I’ve had tons of conversations in the past few hours, but one theme that arises quite often is the notion of how to connect with people. Clearly face to face meetings are still the utmost in communication. Even at an uber-connected event like SXSW, all of the other forms of communication ultimately point to meetups, which are face to face. However, I used to think that voice calling was the next logical step in terms of personal communication. They’re technically the same as face to face, only without the visual. The problem with voice calls is that they’re unbelievably rude and invasive.
When I call someone via voice, I’m basically telling them: I need to talk to you RIGHT NOW. Whatever you might be doing at the moment is irrelevant; my need is more important. Stop what you’re doing, immediately, and talk to me. The result is when someone calls me on the phone, they seldom get my full attention, because I am seldom not doing anything, just waiting on the edge of my seat for their phone call.
But what if I was? What if the social norm was to preface any phone call with an email/SMS, informing the person that you’d like to chat with them on the phone in a few minutes? How different would that make voice calls? Note, this is not me scheduling for a bit of your time – this is me politely informing you that I would like to chat, and politely giving you the opportunity to finish whatever it is that you’re doing, or come to a point where you step back for a moment to talk to me.
The result, I would imagine, is that I would be more focused on our phone conversation, and would thus be more likely to remember what was said, and to be more responsive during said conversation. How often have you been ‘on’ a call, but not quite paying attention?

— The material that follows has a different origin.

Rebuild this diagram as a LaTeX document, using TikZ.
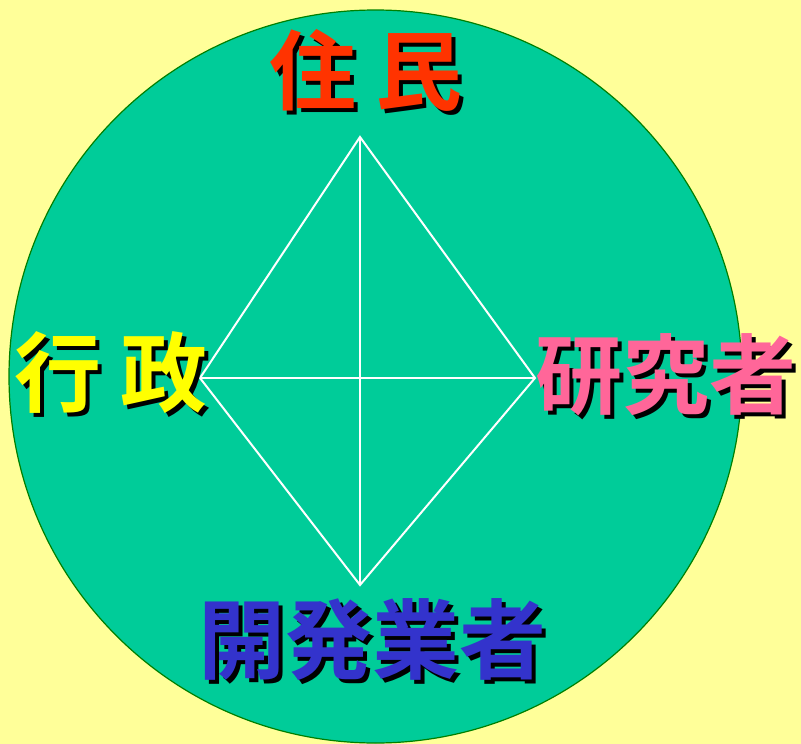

I have personally replaced most of my voice conversations in this way. Spinvox takes my voicemail and transcribes them into text, delivered as email and SMS. Thus, if you call me (and you’re not my wife) and I’m doing something, I’ll let you go to voicemail without hesitation. You’ll leave a voicemail (cause you’re conditioned to – they often say something like, ‘Hey, it’s John, call me when you get this’, which I could have figured out by my missed calls list) and then moments later, I get a text that I can read, process, and call you back, often more prepared for the conversation.
Try this – for a week, before you call anyone, send them an SMS or an email (clearly this will only work on people who use those services), simply saying, ‘Hey, I’m going to call you in a few minutes, I’d like to chat about _________’ Now, ignore whatever reaction they have, and simply pay attention to how attentive they are during your call. I promise, they’ll be more ‘into’ the conversation, and it will be a much more productive phone call.
I’m firmly convinced that it should be a social faux pas to simply call someone without properly prefacing the call. Odds are, if you call me, unless you’re my wife, you’re going to go to voicemail. Don’t take it personally.